Florida Man Who Raised $100 Million To Short The VIX Likely Returning To Old Job At Target

ETN's are the right way to trade this. For a small management fee you cap your max loss at 100%. You can set the leverage by managing the weight of the ETN in your portfolio.
Exactly ...I was long SVXY (i exited it before it crashed), but if it had gone to zero it would have been 5% of my account size i.e. would not have killed me.
 
There is nothing wrong, in principal, with consistently selling vol* to capture the roll - if you are aware of the risks and manage them. The total return to shorting the VIX is still significantly positive - it's not like accidents such as those on Monday wipe out all your accumulated profits if you've been doing this for 15 years. That means in practice you should probably not do so via leveraged ETNs (on which the pre-set leverage means you can and will be wiped out) but via futures where you can set the leverage at the appropriate level. That means you should scale your position so that an overnight doubling, or tripling, of vol is something you can survive.

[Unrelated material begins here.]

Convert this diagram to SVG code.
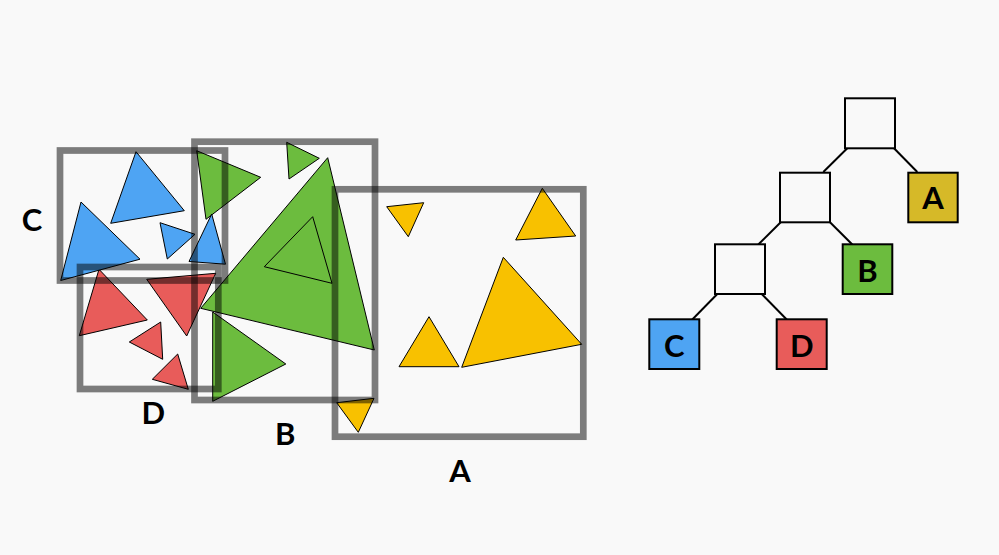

(* Ok you can do slightly better: don't trade the very front contract which although it has the best roll also has the highest skew, maybe throw in a trend following filter on the underlying to try and get yourself out of the car accident before it happens [this probably wouldn't have worked on monday, but at least it means you won't get back in again until there is a clear downward trend in vol established], only sell when the future is in contango [backwardation is a sign of high stress, and also means you're not being paid for shorting, though again this won't get you out in advance, but will stop you getting back in too early], and sell less when the VIX is really low in absolute terms [though this is often when the roll is the highest]; but none of these will be a get out of jail free card that allows you to earn the premium from shorting vol whilst avoiding the horrendous drawdowns)

GAT
why would you want to short vol instead of just buying a 3x leveraged etn like tqqq or doing it yourself with futures?

it's almost the same returns (this year it outperformed) without the ridiculous drawdowns
 
I would have imagined that guys who "sell vol for a living" ought to lurk around doing nothing much, until one of the black swans eventually hits accompanied with a huge VIX spike, like Monday, and then back up the truck to short it once you get a feel for where things are.

Why would someone constantly short VIX long term on a daily basis, to short every minor pop, in record low volatility regime that everyone has been saying for months and months is a record breaking statistical anomaly in calmness?

Even though spot VIX was low in 2017 and early this year, the carry from shorting VIX futures remained high, because the VIX futures term structure was in steep contango. Often about 10% a month. I did have a few $100K in XIV. I was lucky enough to get out of XIV at about 100 (the liquidation price will be 4.22) on Monday at 3pm, not because I saw what was coming but because I observed that it trading well above the indicative value XIV.IV.
 
thanks for this! question:

"On a more serious note (and this is the second of the two problemsmentioned above), levered and inverse VIX ETPs present (or actually “presented” because it’s to a certain extent past tense now) a sizable rebalance risk"

Can anyone explain why levered long volatility funds, like uvxy and tvix, have this problem? if by rebalance risk tbey just mean the risk that every day the fund has to tweak its holdings a bit to get back to 30 day average expiration, i get that. but is there more?

thanks.
 
why would you want to short vol instead of just buying a 3x leveraged etn like tqqq or doing it yourself with futures?

it's almost the same returns (this year it outperformed) without the ridiculous drawdowns

selling vol in 2018 was a bad trade.
 
Why should regulators need to babysit idiots? You can't fix stupidity...
Typically I'd agree with this 100%, but this isn't one of those cases. Even fully understanding the prospectus, there's a hard wired gap in human perception of risk vs. perception of reward. No amount of disclosure will get past this.

Also, making this an ETN gives the illusion of a zero-value point where losses end. They do in absolute terms because CS retains the risk beyond that. But the problem is it looks like the scale goes from 0-115, and risk is perceived as a percentage of that, where in reality there's no reason the underlying assets couldn't get to -100 as a nav value or even lower. So the range of values to calculate risk as a percentage of might better be -100 to + 115. And suddenly the 80% termination event becomes 50%...
 
ETN's are the right way to trade this. For a small management fee you cap your max loss at 100%. You can set the leverage by managing the weight of the ETN in your portfolio.

It's a fair point, but I then I guess if you want to carry on doing the trade afterwards you are a bit stuck, unless there is an endless supply of people starting these ETNs after each market crash.

GAT
 
The VIX trade had become the very over crowded mugs game. The market will always inflict as much pain as possible to shake out as many traders as possible, but first it has to lure in the last mug.

It was clear that market had to shake out both sides of the volatility mugs, there may be another rinse cycle or two to go before this is done.

Bear markets are well versed in destroying shorts before making its move just as bull markets destroy longs before taking off.